Things you may want to hold on to--just in case.
Wondering what might become collectible? Here are some specialists’ best advice on treasures you won’t want to part with:
* Tupperware: More expensive than Rubbermaid storage containers and harder to get.
Tupperware is one of the many household objects credited with freeing postwar American women from kitchen duty by keeping leftovers fresh. It’s also an icon, an object with great design, function, quality and historic value, collectors and museum curators say.
* Paul Reed Smith guitars: Fantastic quality, unique design, says Tom Dennenberg, curator of American decorative arts at the Wadsworth Atheneum museum in Hartford, Conn.
The semi-acoustic and electric guitars are made in Stevensville, Md., outside Annapolis and already are considered collectibles.
* High-quality art and photography books: The publication values of these kind of books--design, color reproduction, printing quality, binding, etc.--are the best they’ve ever been. No one can tell you which books will triumph, so we all are left to guess.
* Anything that Martha Stewart or Michael Graves touches: You may hate her, but Stewart is the Wallace Nutting of the ‘90s, Dennenberg says. (Nutting was a prominent photographer in New England and the mid-Atlantic states in the early part of the century. For example, his photos of the Amish country of Pennsylvania popularized the hex sign.) She is an author, celebrity and style-meister who, like Nutting, gained her reputation instructing the public on the art of living.
The same goes for Michael Graves, the acclaimed British architect and designer who has developed a line of household goods for Target. “It’s a very elite sensibility being sold at Target,” Dennenberg says, “that everyone can afford a Michael Graves clock or candlestick.”
* Designer dresses: Hold on to that Armani and keep the labels. “Good design, high quality always sell,” says Linda Stamm of Winter Associates, an auction house in Plainville, Conn. “Any of the big designer houses, I think, could become collectible.”
* American Girl dolls: Their quiet charm will keep American Girl dolls popular for a long time to come, collectors and retailers say. “People will always love dolls,” says Maureen Rendell of the Bee Skep antiques store in Somers, Conn. “They are enduring and classic.” The dolls’ manufacturer, Pleasant Co. of Middleton, Wis., doesn’t spend a fortune on merchandising, so the market isn’t flooded. “Besides,” says Rendell, who specializes in antique dolls, “kids like them”--and the child of today is the collector of tomorrow.
* Swavorski crystal: The common wisdom is that anything sold as a collectible is doomed not to be one, but Swavorski is a popular crystal that continues to rise in value, say Dan and Nancy Rivers of Deerfield, Mass., dealers who specialize in 20th century porcelain, glass and pottery.

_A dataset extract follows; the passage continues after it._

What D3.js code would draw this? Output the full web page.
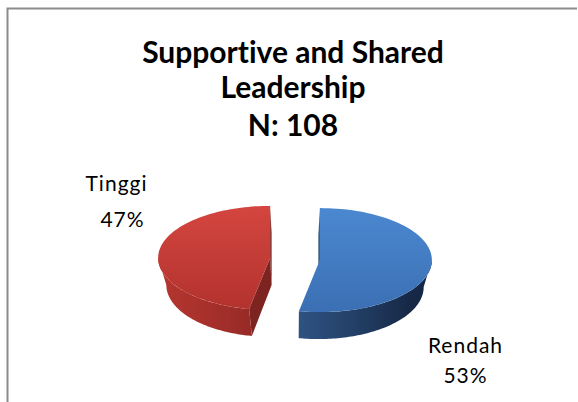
<!DOCTYPE html>
<html><head><meta charset="utf-8">
<script src="https://cdn.jsdelivr.net/npm/d3@7"></script>
<style>body{margin:0;background:#fff;} svg{display:block;} text{font-variant-ligatures:none;font-feature-settings:"liga" 0;}</style>
</head><body>
<script>
// ---- data ----
const categories = ["Rendah", "Tinggi"];
const values = [53, 47];
const percentLabels = ["53%", "47%"];
const titleLines = ["Supportive and Shared", "Leadership", "N: 108"];

// ---- layout / style ----
const W = 578, H = 402;
const cx = 295, cy = 259, rx = 112, ry = 52, depth = 27, explode = 25, persp = 0.94;
const palette = {
  Rendah: { top0: "#4b88d0", top1: "#3b6fb3", light: [58, 104, 160], dark: [22, 40, 70], radial: "#24466f" },
  Tinggi: { top0: "#d4463f", top1: "#b3322e", light: [178, 52, 47], dark: [100, 25, 22], radial: "#7d2420" }
};
const labelLayout = {
  Rendah: { name: [465.5, 353], pct: [465.5, 383] },
  Tinggi: { name: [116.5, 191], pct: [122.5, 227] }
};
const light = [-0.958, 0.287];

const svg = d3.select("body").append("svg").attr("width", W).attr("height", H);
const defs = svg.append("defs");

// frame
svg.append("path").attr("d", `M7.5,${H} V8.5 H577`)
  .attr("fill", "none").attr("stroke", "#8c8c8c").attr("stroke-width", 2);

// title
const title = svg.append("text").attr("text-anchor", "middle")
  .attr("font-family", "Lato, 'Open Sans', sans-serif").attr("font-weight", "bold")
  .attr("font-size", 30).attr("fill", "#000");
const titleY = [63, 98, 136];
titleLines.forEach((t, i) => title.append("tspan").attr("x", 293).attr("y", titleY[i]).text(t));

// pie
const arcs = d3.pie().sort(null).value(d => d)(values);
const pieG = svg.append("g");

function mix(a, b, t) {
  return `rgb(${a.map((v, i) => Math.round(v + (b[i] - v) * t)).join(",")})`;
}
const line = d3.line();

arcs.forEach((a, i) => {
  const cat = categories[i];
  const pal = palette[cat];
  const mid = (a.startAngle + a.endAngle) / 2;
  const ocx = cx + explode * Math.sin(mid);
  const ocy = cy - explode * Math.cos(mid) * ry / rx;
  const P = ang => [ocx + rx * Math.sin(ang), ocy - ry * Math.cos(ang)];
  const B = p => [cx + (p[0] - cx) * persp, p[1] + depth];
  const C = [ocx, ocy];
  const g = pieG.append("g");

  // radial cut faces (start & end), drawn if facing the viewer
  [[C, P(a.startAngle)], [P(a.endAngle), C]].forEach(([q0, q1]) => {
    const quad = [q0, q1, B(q1), B(q0)];
    let s = 0;
    for (let j = 0; j < 4; j++) { const p = quad[j], q = quad[(j + 1) % 4]; s += p[0] * q[1] - q[0] * p[1]; }
    if (s < -1e-6) g.append("path").attr("d", line(quad) + "Z").attr("fill", pal.radial);
  });

  // front outer wall: visible part of arc within [PI/2, 3PI/2]
  const f0 = Math.max(a.startAngle, Math.PI / 2), f1 = Math.min(a.endAngle, 3 * Math.PI / 2);
  if (f1 > f0) {
    const N = 80;
    const angs = d3.range(N + 1).map(k => f0 + (f1 - f0) * k / N);
    const topPts = angs.map(P), botPts = topPts.map(B);
    const gid = "wall" + i;
    const xs = topPts.map(p => p[0]);
    const xmin = d3.min(xs), xmax = d3.max(xs);
    const gr = defs.append("linearGradient").attr("id", gid).attr("gradientUnits", "userSpaceOnUse")
      .attr("x1", xmin).attr("y1", 0).attr("x2", xmax).attr("y2", 0);
    const stops = angs.map((ang, k) => {
      const n = [Math.sin(ang), -Math.cos(ang)];
      const dot = n[0] * light[0] + n[1] * light[1];
      const t = Math.max(0, Math.min(1, (dot + 0.6) / 1.6));
      return { off: (xs[k] - xmin) / (xmax - xmin || 1), color: mix(pal.dark, pal.light, t) };
    }).sort((p, q) => p.off - q.off);
    gr.selectAll("stop").data(stops).join("stop")
      .attr("offset", d => d.off).attr("stop-color", d => d.color);
    g.append("path").attr("d", line([...topPts, ...botPts.reverse()]) + "Z")
      .attr("fill", `url(#${gid})`);
  }

  // top face
  const Nt = 90;
  const loop = [C, ...d3.range(Nt + 1).map(k => P(a.startAngle + (a.endAngle - a.startAngle) * k / Nt))];
  const tid = "top" + i;
  const tg = defs.append("linearGradient").attr("id", tid).attr("x1", 0).attr("y1", 0).attr("x2", 0).attr("y2", 1);
  tg.append("stop").attr("offset", "0%").attr("stop-color", pal.top0);
  tg.append("stop").attr("offset", "100%").attr("stop-color", pal.top1);
  g.append("path").attr("d", line(loop) + "Z").attr("fill", `url(#${tid})`);

  // labels
  const L = labelLayout[cat];
  const lab = svg.append("g").attr("font-family", "Lato, 'Open Sans', sans-serif")
    .attr("font-size", 21).attr("fill", "#000").attr("text-anchor", "middle").attr("letter-spacing", 1);
  lab.append("text").attr("x", L.name[0]).attr("y", L.name[1]).text(cat);
  lab.append("text").attr("x", L.pct[0]).attr("y", L.pct[1]).text(percentLabels[i]);
});
</script>
</body></html>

* Thos. Moser furniture: The ‘90s will go down in history as the decade that recycled earlier furniture fads--Mission, Shaker, Western camp style. But Thos. Moser of Maine designs its own furniture, and Dennenberg of the Atheneum calls it “honest modern design in limited production.”
* Then there’s Beanie Babies: Fine as playthings but controversial as collectibles, Beanie Babies’ day in the sun may have passed. “There’s too many of them,” says Harry Rinker, a market analyst and author of “Price Guide to Flea Market Treasures.” “Value in the long-term is built on scarcity. There will never be any scarcity of Beanie Babies.”
Rendell agrees. “These faddish things are a manipulated market,” she says. “Classic will always be collected and collectible.”
At Omni Comics & Cards in Bristol, Conn., though, George Fietkiewicz isn’t so sure. “People are going to want the stuff they thought was cool when they were 10 but threw away.”